Collected data
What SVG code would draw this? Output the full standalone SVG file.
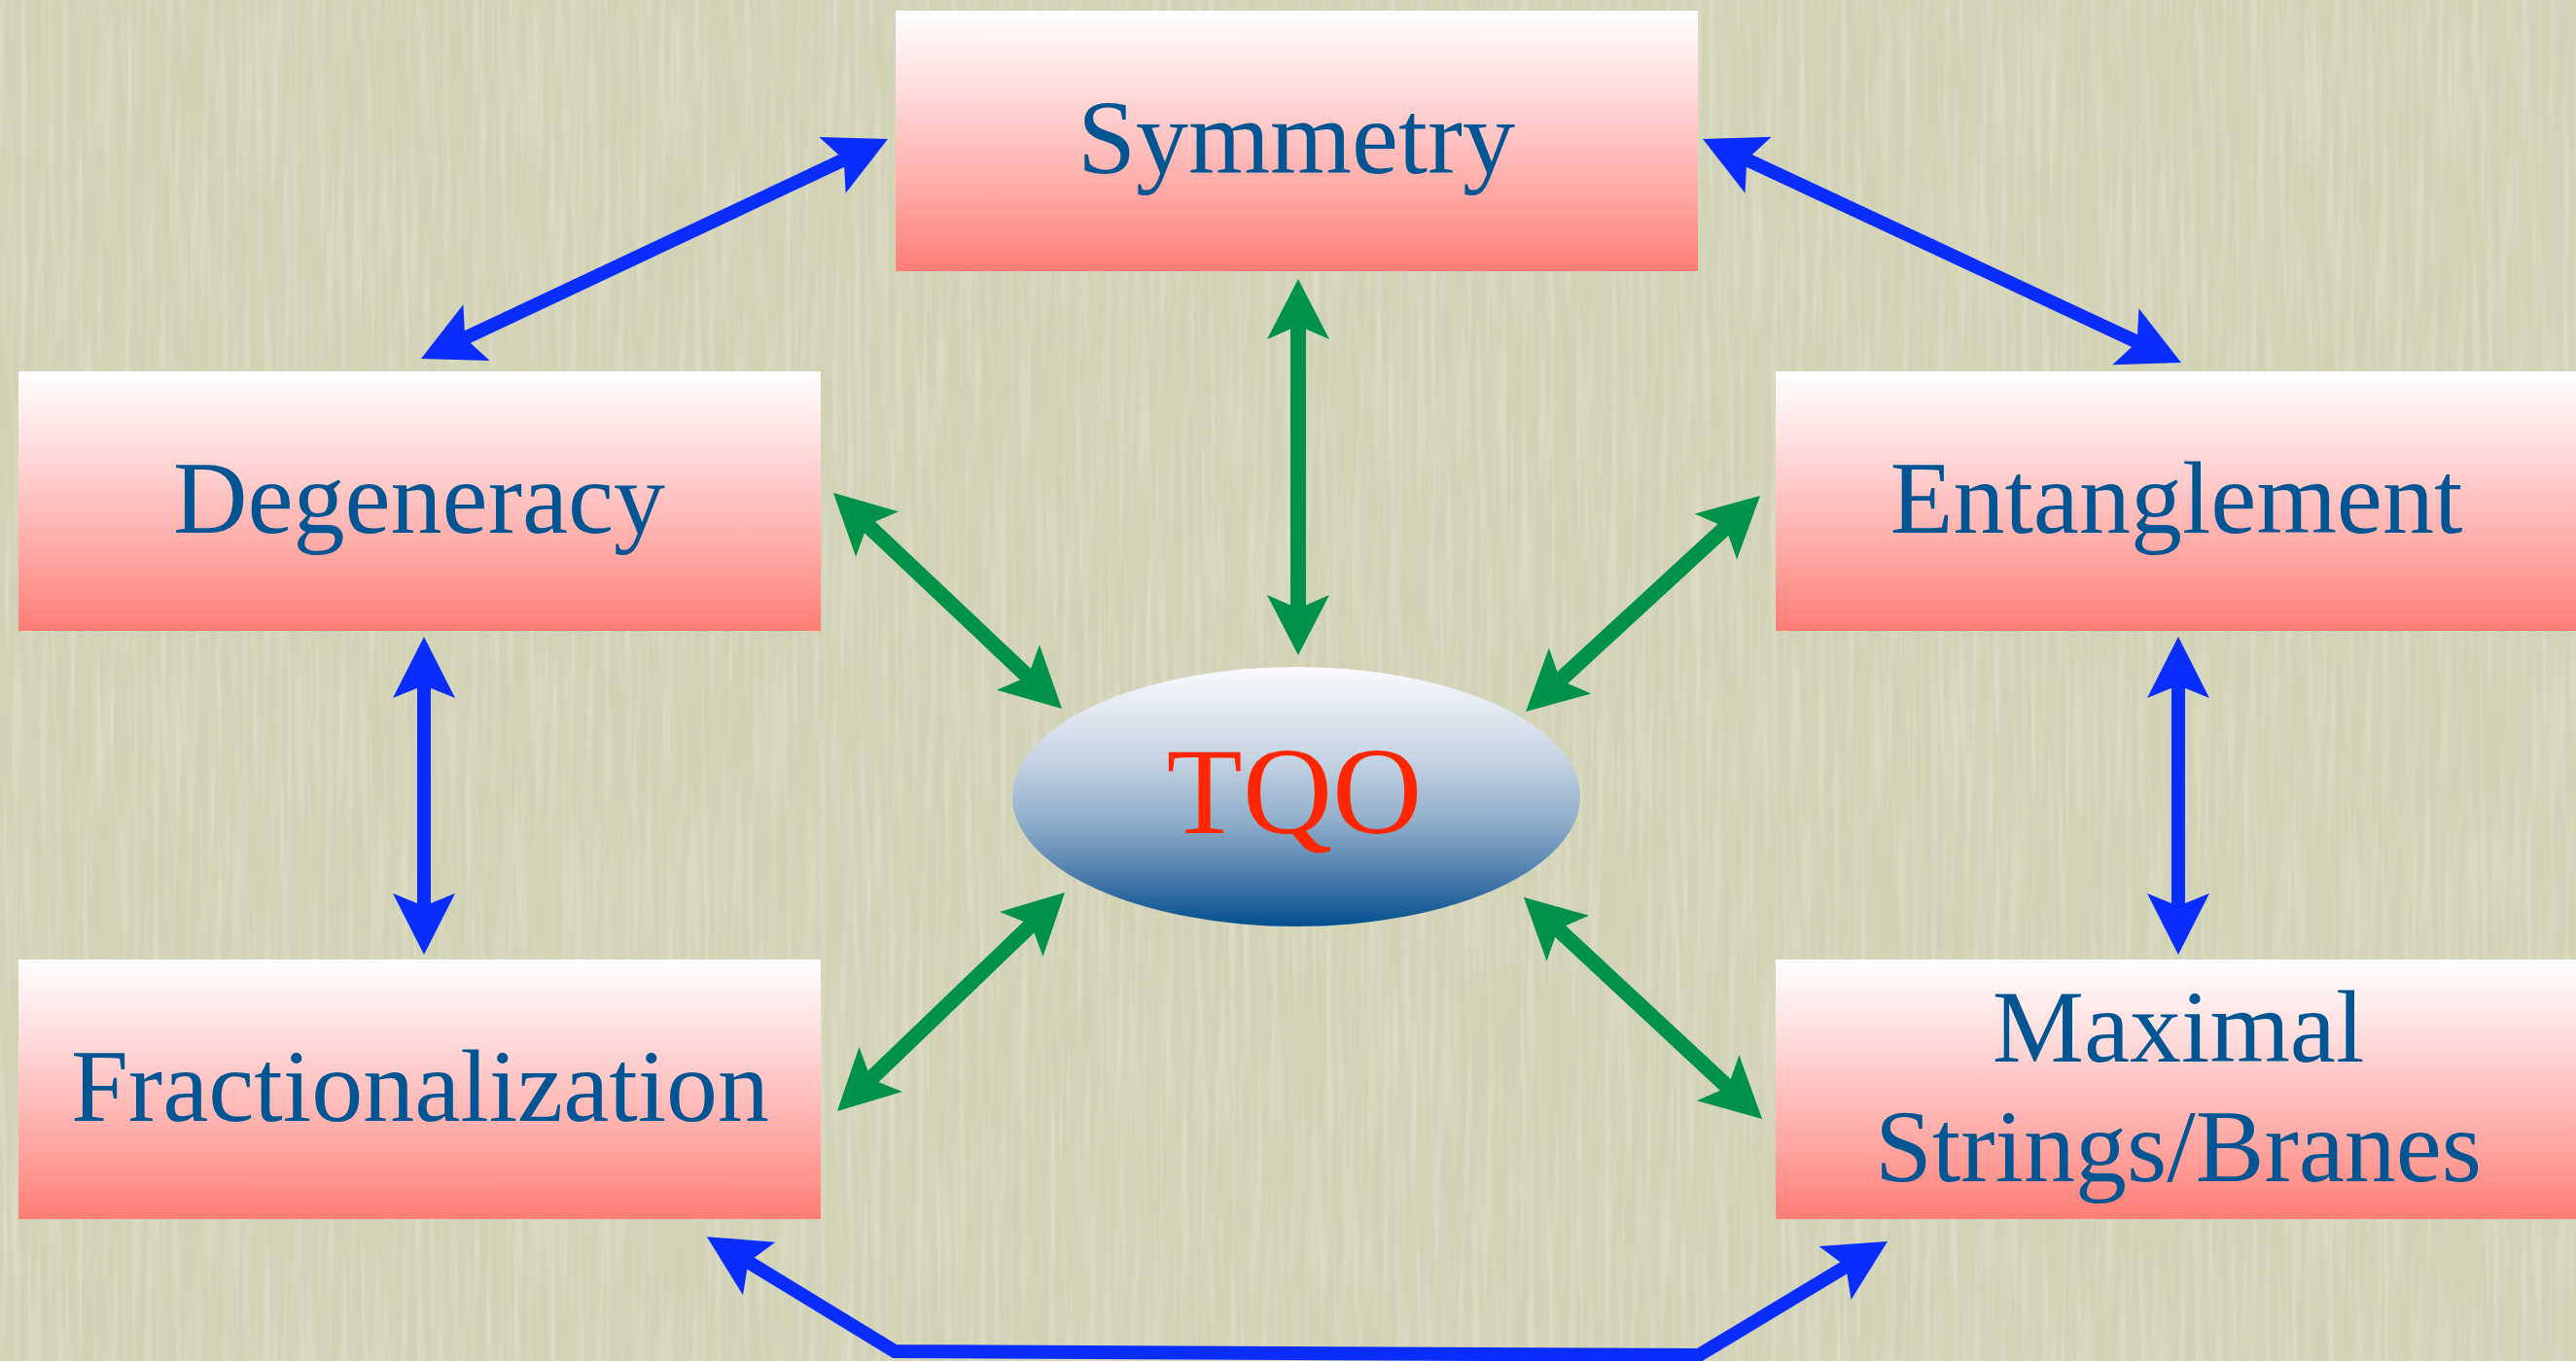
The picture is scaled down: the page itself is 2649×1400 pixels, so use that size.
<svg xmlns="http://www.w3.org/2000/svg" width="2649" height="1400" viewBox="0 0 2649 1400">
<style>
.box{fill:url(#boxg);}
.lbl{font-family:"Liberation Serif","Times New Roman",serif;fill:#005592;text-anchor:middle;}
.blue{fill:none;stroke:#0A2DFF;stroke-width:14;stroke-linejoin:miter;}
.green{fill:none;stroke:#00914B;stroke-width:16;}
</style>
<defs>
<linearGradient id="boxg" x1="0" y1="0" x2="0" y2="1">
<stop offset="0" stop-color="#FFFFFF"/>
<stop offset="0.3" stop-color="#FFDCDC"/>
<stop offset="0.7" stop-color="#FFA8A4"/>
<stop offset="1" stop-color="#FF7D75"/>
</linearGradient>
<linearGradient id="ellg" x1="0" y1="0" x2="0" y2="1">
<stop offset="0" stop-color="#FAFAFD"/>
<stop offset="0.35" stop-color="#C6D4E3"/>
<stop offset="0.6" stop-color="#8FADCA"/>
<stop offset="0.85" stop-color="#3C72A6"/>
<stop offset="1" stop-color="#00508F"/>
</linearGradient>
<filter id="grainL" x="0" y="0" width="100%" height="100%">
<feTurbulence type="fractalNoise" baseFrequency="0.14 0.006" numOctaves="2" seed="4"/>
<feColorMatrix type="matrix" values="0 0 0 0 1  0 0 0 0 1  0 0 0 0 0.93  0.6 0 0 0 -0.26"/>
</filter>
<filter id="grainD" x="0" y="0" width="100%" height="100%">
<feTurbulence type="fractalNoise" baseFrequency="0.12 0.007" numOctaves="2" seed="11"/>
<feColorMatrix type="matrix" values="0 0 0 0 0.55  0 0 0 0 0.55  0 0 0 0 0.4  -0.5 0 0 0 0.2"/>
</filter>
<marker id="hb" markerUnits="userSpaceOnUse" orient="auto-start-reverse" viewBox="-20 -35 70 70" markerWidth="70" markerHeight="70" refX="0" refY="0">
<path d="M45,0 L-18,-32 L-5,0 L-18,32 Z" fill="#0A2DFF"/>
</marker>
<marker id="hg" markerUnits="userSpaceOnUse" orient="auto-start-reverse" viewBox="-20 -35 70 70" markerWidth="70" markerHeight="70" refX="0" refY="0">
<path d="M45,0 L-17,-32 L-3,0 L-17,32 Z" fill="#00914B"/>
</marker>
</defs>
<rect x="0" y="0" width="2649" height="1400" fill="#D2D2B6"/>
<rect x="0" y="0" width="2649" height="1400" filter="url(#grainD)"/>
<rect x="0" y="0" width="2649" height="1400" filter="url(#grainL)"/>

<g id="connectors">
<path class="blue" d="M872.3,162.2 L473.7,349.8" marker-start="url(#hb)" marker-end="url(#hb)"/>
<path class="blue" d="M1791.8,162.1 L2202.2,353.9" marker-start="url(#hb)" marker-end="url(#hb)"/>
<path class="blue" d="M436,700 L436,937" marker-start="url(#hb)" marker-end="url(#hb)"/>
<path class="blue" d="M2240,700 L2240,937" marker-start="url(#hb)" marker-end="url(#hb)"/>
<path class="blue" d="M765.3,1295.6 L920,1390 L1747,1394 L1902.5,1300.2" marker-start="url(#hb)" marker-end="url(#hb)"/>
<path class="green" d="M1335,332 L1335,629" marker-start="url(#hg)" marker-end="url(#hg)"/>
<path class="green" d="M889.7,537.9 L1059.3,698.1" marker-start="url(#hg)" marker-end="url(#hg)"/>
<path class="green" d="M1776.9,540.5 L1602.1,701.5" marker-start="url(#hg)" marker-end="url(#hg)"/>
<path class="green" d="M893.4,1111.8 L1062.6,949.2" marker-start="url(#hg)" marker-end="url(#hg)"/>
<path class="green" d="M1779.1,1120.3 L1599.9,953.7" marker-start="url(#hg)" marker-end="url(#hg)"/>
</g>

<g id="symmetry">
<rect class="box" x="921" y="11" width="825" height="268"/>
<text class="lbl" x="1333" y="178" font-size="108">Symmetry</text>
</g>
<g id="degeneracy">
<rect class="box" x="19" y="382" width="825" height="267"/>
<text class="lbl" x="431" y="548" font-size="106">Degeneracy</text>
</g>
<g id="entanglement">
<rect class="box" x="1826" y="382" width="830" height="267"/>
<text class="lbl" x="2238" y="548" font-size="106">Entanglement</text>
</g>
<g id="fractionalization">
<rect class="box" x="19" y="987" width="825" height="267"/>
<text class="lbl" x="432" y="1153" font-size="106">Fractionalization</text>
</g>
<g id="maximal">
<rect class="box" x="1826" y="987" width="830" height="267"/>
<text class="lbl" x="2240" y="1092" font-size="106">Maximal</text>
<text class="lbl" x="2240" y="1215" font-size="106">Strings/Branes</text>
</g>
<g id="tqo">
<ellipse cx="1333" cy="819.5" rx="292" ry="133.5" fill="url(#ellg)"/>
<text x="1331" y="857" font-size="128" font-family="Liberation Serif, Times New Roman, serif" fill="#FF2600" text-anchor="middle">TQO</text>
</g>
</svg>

Short problem
Give an exact copy of the material, leaving out every picture.

Result
What SVG code would draw this? Output the full standalone SVG file.
The picture is scaled down: the page itself is 2649×1400 pixels, so use that size.
<svg xmlns="http://www.w3.org/2000/svg" width="2649" height="1400" viewBox="0 0 2649 1400">
<style>
.box{fill:url(#boxg);}
.lbl{font-family:"Liberation Serif","Times New Roman",serif;fill:#005592;text-anchor:middle;}
.blue{fill:none;stroke:#0A2DFF;stroke-width:14;stroke-linejoin:miter;}
.green{fill:none;stroke:#00914B;stroke-width:16;}
</style>
<defs>
<linearGradient id="boxg" x1="0" y1="0" x2="0" y2="1">
<stop offset="0" stop-color="#FFFFFF"/>
<stop offset="0.3" stop-color="#FFDCDC"/>
<stop offset="0.7" stop-color="#FFA8A4"/>
<stop offset="1" stop-color="#FF7D75"/>
</linearGradient>
<linearGradient id="ellg" x1="0" y1="0" x2="0" y2="1">
<stop offset="0" stop-color="#FAFAFD"/>
<stop offset="0.35" stop-color="#C6D4E3"/>
<stop offset="0.6" stop-color="#8FADCA"/>
<stop offset="0.85" stop-color="#3C72A6"/>
<stop offset="1" stop-color="#00508F"/>
</linearGradient>
<filter id="grainL" x="0" y="0" width="100%" height="100%">
<feTurbulence type="fractalNoise" baseFrequency="0.14 0.006" numOctaves="2" seed="4"/>
<feColorMatrix type="matrix" values="0 0 0 0 1  0 0 0 0 1  0 0 0 0 0.93  0.6 0 0 0 -0.26"/>
</filter>
<filter id="grainD" x="0" y="0" width="100%" height="100%">
<feTurbulence type="fractalNoise" baseFrequency="0.12 0.007" numOctaves="2" seed="11"/>
<feColorMatrix type="matrix" values="0 0 0 0 0.55  0 0 0 0 0.55  0 0 0 0 0.4  -0.5 0 0 0 0.2"/>
</filter>
<marker id="hb" markerUnits="userSpaceOnUse" orient="auto-start-reverse" viewBox="-20 -35 70 70" markerWidth="70" markerHeight="70" refX="0" refY="0">
<path d="M45,0 L-18,-32 L-5,0 L-18,32 Z" fill="#0A2DFF"/>
</marker>
<marker id="hg" markerUnits="userSpaceOnUse" orient="auto-start-reverse" viewBox="-20 -35 70 70" markerWidth="70" markerHeight="70" refX="0" refY="0">
<path d="M45,0 L-17,-32 L-3,0 L-17,32 Z" fill="#00914B"/>
</marker>
</defs>
<rect x="0" y="0" width="2649" height="1400" fill="#D2D2B6"/>
<rect x="0" y="0" width="2649" height="1400" filter="url(#grainD)"/>
<rect x="0" y="0" width="2649" height="1400" filter="url(#grainL)"/>

<g id="connectors">
<path class="blue" d="M872.3,162.2 L473.7,349.8" marker-start="url(#hb)" marker-end="url(#hb)"/>
<path class="blue" d="M1791.8,162.1 L2202.2,353.9" marker-start="url(#hb)" marker-end="url(#hb)"/>
<path class="blue" d="M436,700 L436,937" marker-start="url(#hb)" marker-end="url(#hb)"/>
<path class="blue" d="M2240,700 L2240,937" marker-start="url(#hb)" marker-end="url(#hb)"/>
<path class="blue" d="M765.3,1295.6 L920,1390 L1747,1394 L1902.5,1300.2" marker-start="url(#hb)" marker-end="url(#hb)"/>
<path class="green" d="M1335,332 L1335,629" marker-start="url(#hg)" marker-end="url(#hg)"/>
<path class="green" d="M889.7,537.9 L1059.3,698.1" marker-start="url(#hg)" marker-end="url(#hg)"/>
<path class="green" d="M1776.9,540.5 L1602.1,701.5" marker-start="url(#hg)" marker-end="url(#hg)"/>
<path class="green" d="M893.4,1111.8 L1062.6,949.2" marker-start="url(#hg)" marker-end="url(#hg)"/>
<path class="green" d="M1779.1,1120.3 L1599.9,953.7" marker-start="url(#hg)" marker-end="url(#hg)"/>
</g>

<g id="symmetry">
<rect class="box" x="921" y="11" width="825" height="268"/>
<text class="lbl" x="1333" y="178" font-size="108">Symmetry</text>
</g>
<g id="degeneracy">
<rect class="box" x="19" y="382" width="825" height="267"/>
<text class="lbl" x="431" y="548" font-size="106">Degeneracy</text>
</g>
<g id="entanglement">
<rect class="box" x="1826" y="382" width="830" height="267"/>
<text class="lbl" x="2238" y="548" font-size="106">Entanglement</text>
</g>
<g id="fractionalization">
<rect class="box" x="19" y="987" width="825" height="267"/>
<text class="lbl" x="432" y="1153" font-size="106">Fractionalization</text>
</g>
<g id="maximal">
<rect class="box" x="1826" y="987" width="830" height="267"/>
<text class="lbl" x="2240" y="1092" font-size="106">Maximal</text>
<text class="lbl" x="2240" y="1215" font-size="106">Strings/Branes</text>
</g>
<g id="tqo">
<ellipse cx="1333" cy="819.5" rx="292" ry="133.5" fill="url(#ellg)"/>
<text x="1331" y="857" font-size="128" font-family="Liberation Serif, Times New Roman, serif" fill="#FF2600" text-anchor="middle">TQO</text>
</g>
</svg>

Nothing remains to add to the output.